Tory has previously said that the term “upload” is unclear and understanding just what uploading means is “absolutely essential” before the city decides to accept or reject the proposition, and has expressed willingness to continue meeting with the province to discuss the plan further.

 

Tory revealed more about the meeting in his statement on Tuesday night.

At my meeting on Monday with Premier Ford, I reinforced Council’s position on the matter of the subway upload and Council’s expectation that the discussion between our two governments will proceed according to the agreed upon Terms of Reference, which include public consultations and transparency,” he said.

Coun. Perks responded to Tory’s statement on Twitter calling the province’s proposal “disastrous” and reiterating that neither he nor the public were aware of it.

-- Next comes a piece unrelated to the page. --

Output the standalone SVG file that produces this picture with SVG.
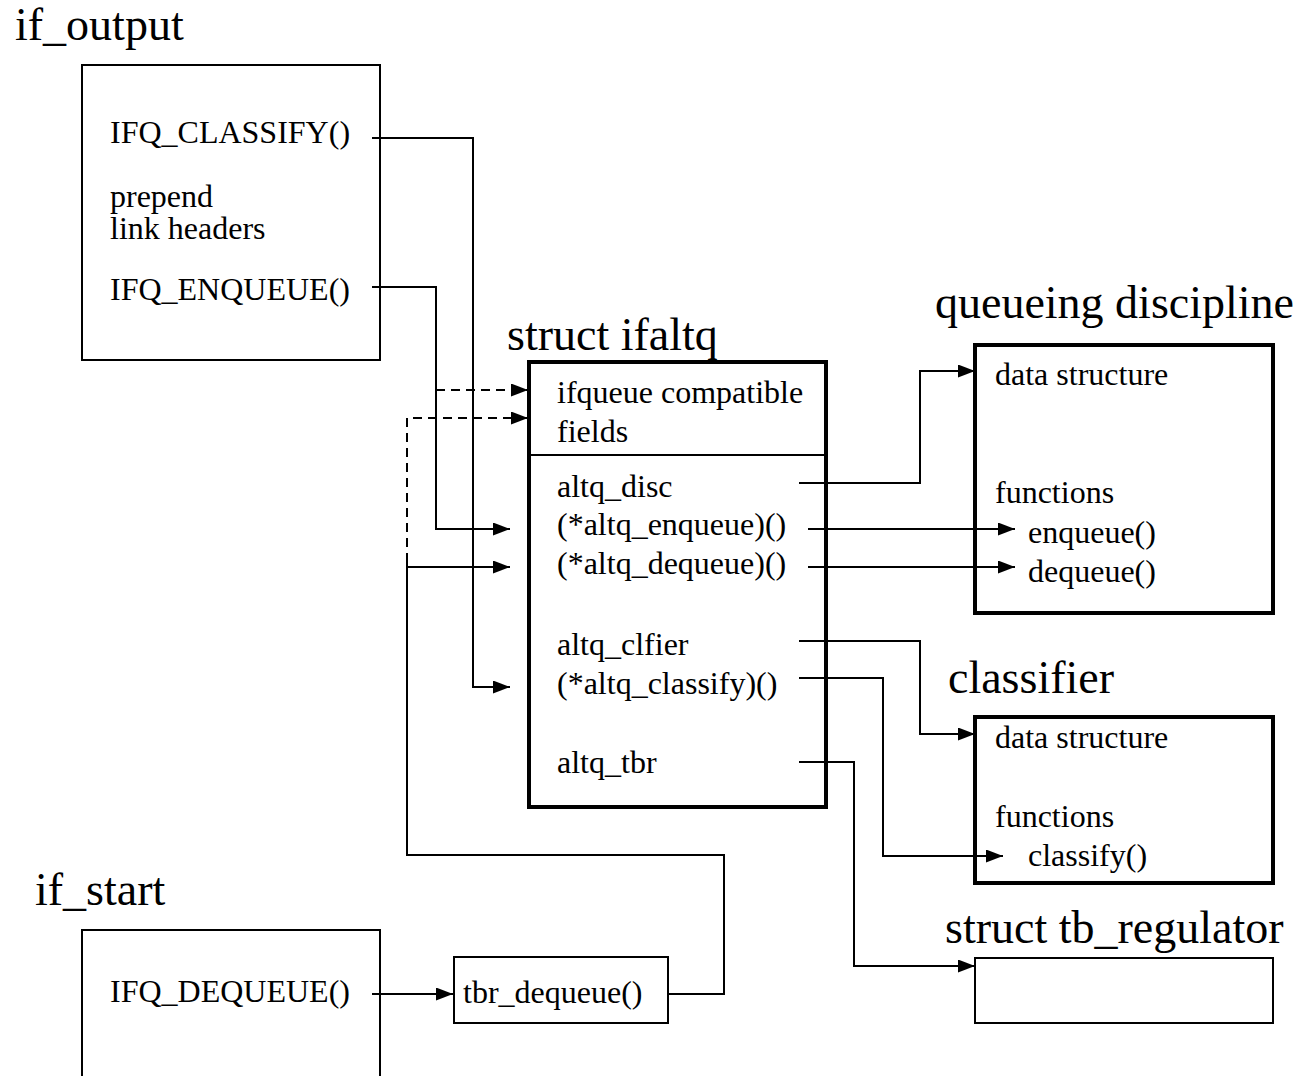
<svg xmlns="http://www.w3.org/2000/svg" width="1304" height="1076" viewBox="0 0 1304 1076">
<style>
text{font-family:"Liberation Serif","Times New Roman",serif;fill:#000}
.t{font-size:46px}
.s{font-size:32px}
.box{fill:#fff;stroke:#000;stroke-width:2}
.thick{fill:#fff;stroke:#000;stroke-width:4}
.c{fill:none;stroke:#000;stroke-width:2}
.d{fill:none;stroke:#000;stroke-width:2;stroke-dasharray:9 6}
</style>
<defs>
<marker id="ah" markerUnits="userSpaceOnUse" markerWidth="18" markerHeight="14" refX="17" refY="6.5" orient="auto">
<path d="M0,0 L17,6.5 L0,13 Z" fill="#000"/>
</marker>
</defs>
<rect width="1304" height="1076" fill="#fff"/>

<g id="if_output">
<text class="t" x="15" y="40">if_output</text>
<rect class="box" x="82" y="65" width="298" height="295"/>
<text class="s" x="110" y="143">IFQ_CLASSIFY()</text>
<text class="s" x="110" y="207">prepend</text>
<text class="s" x="110" y="239">link headers</text>
<text class="s" x="110" y="300">IFQ_ENQUEUE()</text>
</g>

<g id="if_start">
<text class="t" x="35" y="905">if_start</text>
<rect class="box" x="82" y="930" width="298" height="160"/>
<text class="s" x="110" y="1002">IFQ_DEQUEUE()</text>
</g>

<g id="tbr_dequeue">
<rect class="box" x="454" y="957" width="214" height="66"/>
<text class="s" x="463" y="1003">tbr_dequeue()</text>
</g>

<g id="ifaltq">
<text class="t" x="507" y="350">struct ifaltq</text>
<rect class="thick" x="529" y="362" width="297" height="445"/>
<line x1="529" y1="455" x2="826" y2="455" stroke="#000" stroke-width="2"/>
<text class="s" x="557" y="403">ifqueue compatible</text>
<text class="s" x="557" y="442">fields</text>
<text class="s" x="557" y="497">altq_disc</text>
<text class="s" x="557" y="535">(*altq_enqueue)()</text>
<text class="s" x="557" y="574">(*altq_dequeue)()</text>
<text class="s" x="557" y="655">altq_clfier</text>
<text class="s" x="557" y="694">(*altq_classify)()</text>
<text class="s" x="557" y="773">altq_tbr</text>
</g>

<g id="qdisc">
<text class="t" x="935" y="318">queueing discipline</text>
<rect class="thick" x="975" y="345" width="298" height="268"/>
<text class="s" x="995" y="385">data structure</text>
<text class="s" x="995" y="503">functions</text>
<text class="s" x="1028" y="543">enqueue()</text>
<text class="s" x="1028" y="582">dequeue()</text>
</g>

<g id="classifier">
<text class="t" x="948" y="693">classifier</text>
<rect class="thick" x="975" y="717" width="298" height="166"/>
<text class="s" x="995" y="748">data structure</text>
<text class="s" x="995" y="827">functions</text>
<text class="s" x="1028" y="866">classify()</text>
</g>

<g id="tb_regulator">
<text class="t" x="945" y="943">struct tb_regulator</text>
<rect class="box" x="975" y="958" width="298" height="65"/>
</g>

<g id="connectors">
<path class="c" d="M372,138 H473 V687 H510" marker-end="url(#ah)"/>
<path class="c" d="M372,287 H436 V529 H510" marker-end="url(#ah)"/>
<path class="d" d="M436,390 H528" marker-end="url(#ah)"/>
<path class="d" d="M407,562 V418 H528" marker-end="url(#ah)"/>
<path class="c" d="M407,562 V855 H724 V994 H668"/>
<path class="c" d="M407,567 H510" marker-end="url(#ah)"/>
<path class="c" d="M372,994 H453" marker-end="url(#ah)"/>
<path class="c" d="M799,483 H920 V371 H975" marker-end="url(#ah)"/>
<path class="c" d="M808,529 H1015" marker-end="url(#ah)"/>
<path class="c" d="M808,567 H1015" marker-end="url(#ah)"/>
<path class="c" d="M799,641 H920 V734 H975" marker-end="url(#ah)"/>
<path class="c" d="M799,678 H883 V856 H1003" marker-end="url(#ah)"/>
<path class="c" d="M799,762 H854 V966 H975" marker-end="url(#ah)"/>
</g>
</svg>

Mayor Tory’s spokesman Don Peat said in a statement that Coun. Perks’ “instant outrage” and “over-the-top theatrics” about the letters was “extremely disappointing though not surprising,” adding that they do not contribute to getting transit built.

“Councillor Perks has been hell-bent on opposing any transit other than the plan he supported a decade ago. I don’t recall him championing the City’s current Council-approved transit network plan,” said Peat. “It’s the same old song – resist, put head in sand, pop up just to oppose, and then repeat.”

Peat also provided a timeline of the approximately 34 hours during which Mayor Tory became aware of the provinces letter and the events that followed:

  • Mayor Tory was alerted to the first letter on Monday by the City Manager around 9 a.m.
  • Tory met Premier Ford at his office at 10 a.m., raising strong concerns with the letter.
  • The steering committee met Monday night to discuss the letter and the issues it raised.
  • The province sent a follow-up letter on Tuesday morning
  • The City Manager filed both letters along with a supplementary report to City Council so everything could be considered at Wednesday’s debate.

 

The subway upload is one of the key items on the agenda for Wednesday’s city council meeting.